Hungary Today 2024.05.16.
The Paks nuclear power plant.

The question is not whether the world’s energy needs will increase, but by how much. According to an expert who spoke to Magyar Nemzet, the global increase of 25-30% is impossible to meet without nuclear power, which is why more and more countries are building or planning to build power plants.

Global electricity demand could increase by 25 to 230% by 2030 or 2050, mainly due to population growth, e-mobility, and the spread of heat pump systems, with the development of hydrogen technology also contributing, based on the World Energy Outlook 2023, published by the International Energy Agency (IEA) last October and considered the “bible” of energy professionals.

Zsolt Hárfás, nuclear energy engineer and expert on the energy needs of global green transition, said that

this is a huge increase of 6,000-38,000 TWh, which is 130-830 times the annual electricity consumption in Hungary.

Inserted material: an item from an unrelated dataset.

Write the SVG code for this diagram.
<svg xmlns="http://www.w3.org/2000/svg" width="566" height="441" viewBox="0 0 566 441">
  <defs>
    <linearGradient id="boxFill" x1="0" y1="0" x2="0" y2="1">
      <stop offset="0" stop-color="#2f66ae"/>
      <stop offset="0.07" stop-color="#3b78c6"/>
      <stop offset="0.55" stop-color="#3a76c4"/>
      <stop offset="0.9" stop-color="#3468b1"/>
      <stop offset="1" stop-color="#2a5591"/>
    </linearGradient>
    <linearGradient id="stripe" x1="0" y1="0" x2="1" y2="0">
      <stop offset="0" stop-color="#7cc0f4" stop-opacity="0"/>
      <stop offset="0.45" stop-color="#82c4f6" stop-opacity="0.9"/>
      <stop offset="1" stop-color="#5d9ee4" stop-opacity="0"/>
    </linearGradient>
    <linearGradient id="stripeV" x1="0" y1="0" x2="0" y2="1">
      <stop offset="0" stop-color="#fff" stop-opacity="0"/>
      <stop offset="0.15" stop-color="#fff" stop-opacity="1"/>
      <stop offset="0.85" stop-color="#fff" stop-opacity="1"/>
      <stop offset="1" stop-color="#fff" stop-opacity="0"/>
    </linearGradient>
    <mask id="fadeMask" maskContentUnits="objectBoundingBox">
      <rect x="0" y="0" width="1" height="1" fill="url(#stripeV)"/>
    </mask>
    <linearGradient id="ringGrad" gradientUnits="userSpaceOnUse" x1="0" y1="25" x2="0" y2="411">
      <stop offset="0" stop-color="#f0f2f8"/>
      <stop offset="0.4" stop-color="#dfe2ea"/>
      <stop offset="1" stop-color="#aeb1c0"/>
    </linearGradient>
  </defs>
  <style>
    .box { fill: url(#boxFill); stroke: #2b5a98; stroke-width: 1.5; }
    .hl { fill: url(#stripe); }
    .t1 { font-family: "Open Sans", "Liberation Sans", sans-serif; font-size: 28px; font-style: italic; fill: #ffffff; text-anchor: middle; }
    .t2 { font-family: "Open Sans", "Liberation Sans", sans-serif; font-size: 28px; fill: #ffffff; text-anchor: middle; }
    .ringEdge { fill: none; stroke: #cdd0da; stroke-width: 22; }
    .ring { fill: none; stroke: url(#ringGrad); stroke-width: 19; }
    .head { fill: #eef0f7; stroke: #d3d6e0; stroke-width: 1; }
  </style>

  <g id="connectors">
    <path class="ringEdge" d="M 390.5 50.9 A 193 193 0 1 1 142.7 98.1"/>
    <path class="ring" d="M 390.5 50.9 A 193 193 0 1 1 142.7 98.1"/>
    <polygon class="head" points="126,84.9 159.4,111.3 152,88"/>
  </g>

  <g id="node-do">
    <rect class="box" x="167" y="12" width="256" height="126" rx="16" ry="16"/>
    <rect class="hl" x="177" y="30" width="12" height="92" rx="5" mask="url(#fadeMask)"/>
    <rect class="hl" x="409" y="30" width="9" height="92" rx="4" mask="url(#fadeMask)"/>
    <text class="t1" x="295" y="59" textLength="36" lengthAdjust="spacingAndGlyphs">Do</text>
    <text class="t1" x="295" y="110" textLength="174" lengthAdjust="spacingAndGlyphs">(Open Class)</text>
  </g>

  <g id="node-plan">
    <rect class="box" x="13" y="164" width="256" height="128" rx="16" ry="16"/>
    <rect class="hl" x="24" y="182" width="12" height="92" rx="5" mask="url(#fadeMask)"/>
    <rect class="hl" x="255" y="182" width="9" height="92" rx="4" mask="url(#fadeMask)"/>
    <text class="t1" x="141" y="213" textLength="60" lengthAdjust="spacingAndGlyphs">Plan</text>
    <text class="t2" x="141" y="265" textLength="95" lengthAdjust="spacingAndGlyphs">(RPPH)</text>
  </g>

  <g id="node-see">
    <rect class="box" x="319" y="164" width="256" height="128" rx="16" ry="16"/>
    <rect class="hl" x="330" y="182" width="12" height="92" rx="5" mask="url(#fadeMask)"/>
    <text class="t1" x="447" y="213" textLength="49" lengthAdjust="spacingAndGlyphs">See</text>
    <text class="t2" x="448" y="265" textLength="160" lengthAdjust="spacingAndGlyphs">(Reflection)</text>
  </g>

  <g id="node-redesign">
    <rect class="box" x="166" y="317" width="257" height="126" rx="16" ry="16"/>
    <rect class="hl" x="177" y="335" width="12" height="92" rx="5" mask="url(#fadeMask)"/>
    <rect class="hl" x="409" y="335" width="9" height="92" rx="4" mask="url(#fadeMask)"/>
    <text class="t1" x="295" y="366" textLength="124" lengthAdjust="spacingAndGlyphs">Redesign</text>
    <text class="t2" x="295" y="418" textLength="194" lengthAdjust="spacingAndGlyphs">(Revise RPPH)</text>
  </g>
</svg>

Elaborating on the data, he noted that the growth in global electricity demand up to 2050, is driven by emerging markets and developing economies, which together account for around three quarters of total demand in some scenarios. China is currently the largest electricity consumer, with demand growth averaging over 2% in all scenarios, meaning that by 2050, it will use twice or much more electricity than any other country. In addition, India, the United States, and the European Union are all expected to see significant demand growth.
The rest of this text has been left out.